Eurasianet reports that since the Taliban seized power in Afghanistan last summer, Islamic State (IS) terror group’s militants have been causing embarrassment, claiming a drumbeat of violence that undermines the fledgling government as it seeks international legitimacy and investment.
A handful of poorly documented rocket attacks from Afghanistan over the border into Tajikistan and Uzbekistan have reportedly raised the profile of Islamic State Khorasan Province (ISKP), the terror group’s local faction.
The Taliban have shifted from downplaying the Islamic State threat to flagging its own battlefield successes, while insisting they alone control the Central Asian frontier, according to Eurasianet.

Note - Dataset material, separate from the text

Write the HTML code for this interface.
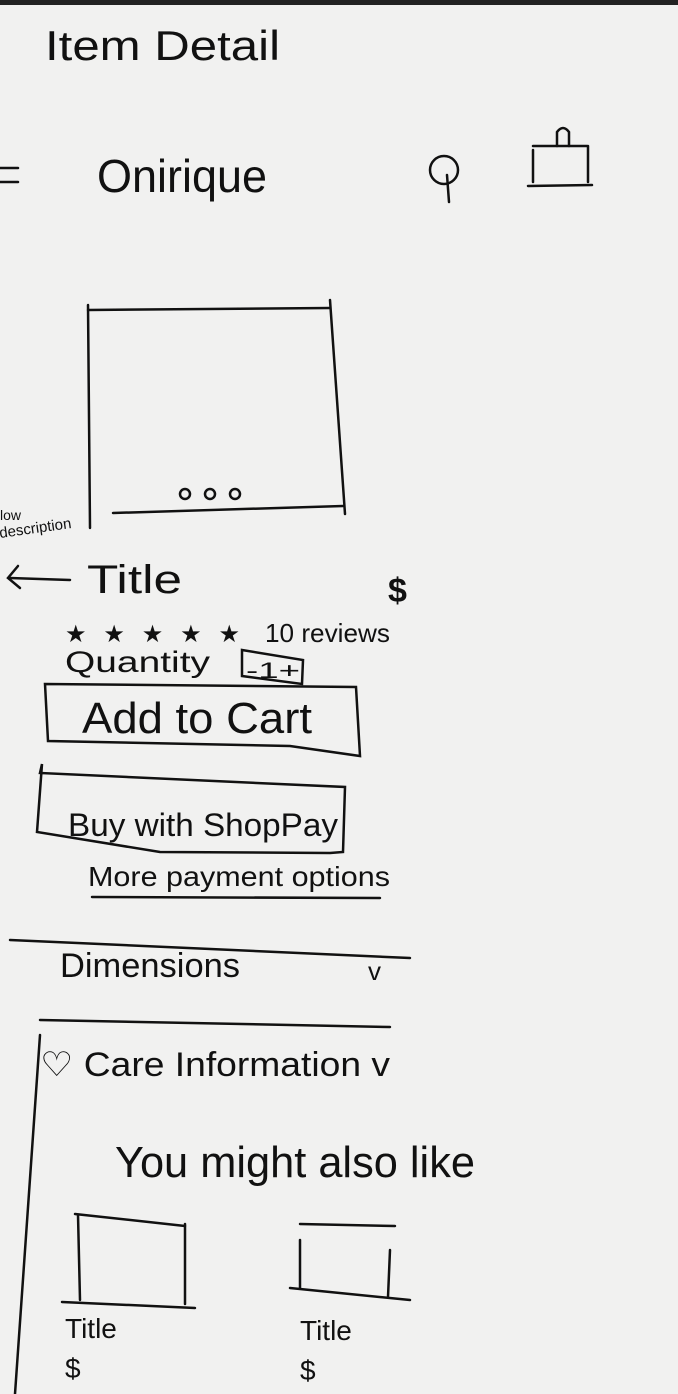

According to Eurasianet, a Taliban mole in June, penetrated a Tajik ISKP cell, leading to the death of the popular recruiter Abu Muhammad Yusuf Tajiki.
ISKP, which has positioned itself as the counterpoint to the ethnic Pashtun-dominated Taliban, says that al-Tajiki was the leader of a suicide-bomber training camp and taught the Afghan who killed more than 50 people at a Shiite mosque in Peshawar on March 4, and the bomber behind a May attack on a memorial ceremony in Kabul.
On July 16, a Taliban spokesman, Zabihullah Mujahid, tweeted that Taliban special forces had killed three militants and detained five others in the Imam Sahib district of Kunduz province bordering Tajikistan, who are reportedly suspected of shelling Tajik and Uzbek border areas.
On July 20, the Taliban’s General Directorate of Intelligence (GDI) announced that its special forces had recently raided an ISKP secret flat in Kabul, killing two militants and capturing three others whom it described as “important foreign members.” In addition to seizing weapons, GDI said the operation disrupted ISKP propaganda aimed at Tajik speakers: “The Tajik language section of Voice of Khorasan magazine was organized from this center.”
It is unknown how many Tajik nationals have joined ISKP or how many of these accounts are run by supporters from abroad.
A report released by the United Nations Security Council in June warned that ISKP “has increased its presence in northern and eastern Afghanistan. It also includes fighters from Central Asia, who have increased activities in the north.”
After the Taliban took Kabul last summer, neighboring Tajikistan said it would refuse to recognize a Taliban government until it integrated ethnic Tajiks, Afghanistan’s second-largest ethnic group, into the country’s leadership. But Dushanbe would welcome a Taliban campaign against ISKP radicals, whom it has accused of several attacks on its own soil in recent years.